Do you know how Mahout got its name?
As you can see in the logo, a mahout is a person who drives an elephant. Hadoop's logo is an elephant. So, this is an indicator that Mahout's goal is to use Hadoop in the right manner.
The following are the features of Mahout:
It is a project of the Apache software foundation
It is a scalable machine learning library
It mainly contains clustering, classification, and recommendation (collaborative filtering) algorithms
Here, machine learning algorithms can be executed in sequential (in-memory mode) or distributed mode (MapReduce is enabled)
Most of the algorithms are implemented using the MapReduce paradigm
It runs on top of the Hadoop framework for scaling
Data is stored in HDFS (data storage) or in memory
It is a Java library (no user interface!)
The latest released version is 0.9, and 1.0 is coming soon
It is not a domain-specific but a general purpose library
Note
For those of you who are curious! What are the problems that Mahout is trying to solve? The following problems that Mahout is trying to solve:
The amount of available data is growing drastically.
The computer hardware market is geared toward providing better performance in computers. Machine learning algorithms are computationally expensive algorithms. However, there was no framework sufficient to harness the power of hardware (multicore computers) to gain better performance.
The need for a parallel programming framework to speed up machine learning algorithms.
Mahout is a general parallelization for machine learning algorithms (the parallelization method is not algorithm-specific).

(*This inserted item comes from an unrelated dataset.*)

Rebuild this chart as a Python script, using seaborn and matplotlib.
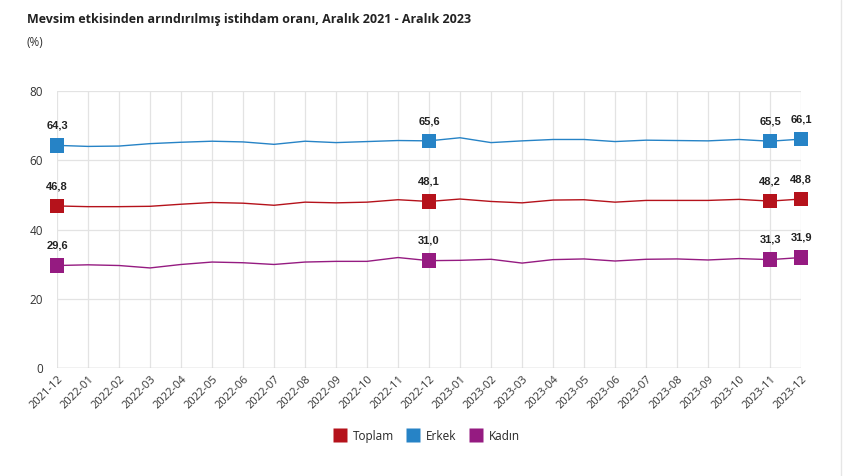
import numpy as np
import pandas as pd
import matplotlib
matplotlib.use("Agg")
import matplotlib.pyplot as plt
import seaborn as sns

# ── data ─────────────────────────────────────────────────────────────────────
months = ['2021-12', '2022-01', '2022-02', '2022-03', '2022-04', '2022-05', '2022-06',
          '2022-07', '2022-08', '2022-09', '2022-10', '2022-11', '2022-12',
          '2023-01', '2023-02', '2023-03', '2023-04', '2023-05', '2023-06',
          '2023-07', '2023-08', '2023-09', '2023-10', '2023-11', '2023-12']

toplam = [46.8, 46.6, 46.6, 46.7, 47.3, 47.8, 47.6, 47.0, 47.9, 47.7, 47.9, 48.6, 48.1,
          48.8, 48.1, 47.7, 48.5, 48.6, 47.9, 48.4, 48.4, 48.4, 48.7, 48.2, 48.8]
erkek = [64.3, 64.0, 64.1, 64.8, 65.2, 65.5, 65.3, 64.6, 65.5, 65.1, 65.4, 65.7, 65.6,
         66.5, 65.1, 65.6, 66.0, 66.0, 65.4, 65.8, 65.7, 65.6, 66.0, 65.5, 66.1]
kadin = [29.6, 29.8, 29.6, 28.9, 29.9, 30.6, 30.4, 29.9, 30.6, 30.8, 30.8, 31.9, 31.0,
         31.1, 31.4, 30.3, 31.3, 31.5, 30.9, 31.4, 31.5, 31.2, 31.6, 31.3, 31.9]

series_names = ['Toplam', 'Erkek', 'Kadın']
highlight_idx = [0, 12, 23, 24]     # months that get a marker + label

COLORS = {'Toplam': '#b5121b', 'Erkek': '#2683c6', 'Kadın': '#951b81'}

df = pd.DataFrame({
    'x': np.tile(np.arange(len(months)), 3),
    'value': toplam + erkek + kadin,
    'seri': np.repeat(series_names, len(months)),
})
marks = df[df['x'].isin(highlight_idx)]

# ── plot ─────────────────────────────────────────────────────────────────────
sns.set_style('white')
plt.rcParams['font.family'] = ['Open Sans', 'DejaVu Sans']

fig = plt.figure(figsize=(8.56, 4.76), dpi=100)
ax = fig.add_axes([0.0666, 0.2269, 0.8692, 0.5819])

sns.lineplot(data=df, x='x', y='value', hue='seri', palette=COLORS,
             linewidth=1.0, legend=False, ax=ax, zorder=3)
sns.scatterplot(data=marks, x='x', y='value', hue='seri', palette=COLORS,
                marker='s', s=110, edgecolor='none', legend=False,
                ax=ax, zorder=4, clip_on=False)

for _, row in marks.iterrows():
    ax.annotate(f"{row['value']:.1f}".replace('.', ','), (row['x'], row['value']),
                xytext=(0, 12), textcoords='offset points', ha='center',
                fontsize=8, fontweight='bold', color='#222222',
                family=['Liberation Sans', 'DejaVu Sans'])

ax.set_xlim(0, len(months) - 1)
ax.set_ylim(0, 80)
ax.set_yticks([0, 20, 40, 60, 80])
ax.set_xticks(np.arange(len(months)))
ax.set_xticklabels(months, rotation=45, ha='right', rotation_mode='anchor',
                   fontsize=8, color='#333333')
ax.tick_params(axis='y', labelsize=8.5, labelcolor='#333333', pad=10, length=0)
ax.tick_params(axis='x', pad=4, length=0)
ax.grid(True, color='#e3e3e3', linewidth=0.9)
ax.set_axisbelow(True)
for s in ax.spines.values():
    s.set_visible(False)
ax.axhline(0, color='#cccccc', linewidth=1.0, zorder=1)
ax.set_xlabel('')
ax.set_ylabel('')

fig.text(0.0315, 0.958, 'Mevsim etkisinden arındırılmış istihdam oranı, Aralık 2021 - Aralık 2023',
         fontsize=9, fontweight='bold', color='#222222', va='center')
fig.text(0.0315, 0.91, '(%)', fontsize=8.5, color='#333333', va='center')

handles = [plt.Line2D([], [], marker='s', linestyle='none', markersize=10,
                      markerfacecolor=COLORS[n], markeredgecolor='none') for n in series_names]
fig.legend(handles, series_names, loc='center', bbox_to_anchor=(0.498, 0.084), ncol=3,
           frameon=False, fontsize=8.5, handletextpad=0.5, columnspacing=1.0,
           handlelength=1.2)

# page border on the right
fig.add_artist(plt.Line2D([0.982, 0.982], [0, 1], color='#e6e6e6', linewidth=1.0))

fig.savefig('out.png', dpi=100)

No specialized optimizations are required to improve the performance of each algorithm; you just need to add some more cores.
Linear speed up with number of cores.
Each algorithm, such as Naïve Bayes, K-Means, and Expectation-maximization, is expressed in the summation form. (I will explain this in detail in future chapters.)
For more information, please read Map-Reduce for Machine Learning on Multicore, which can be found at http://www.cs.stanford.edu/people/ang/papers/nips06-mapreducemulticore.pdf.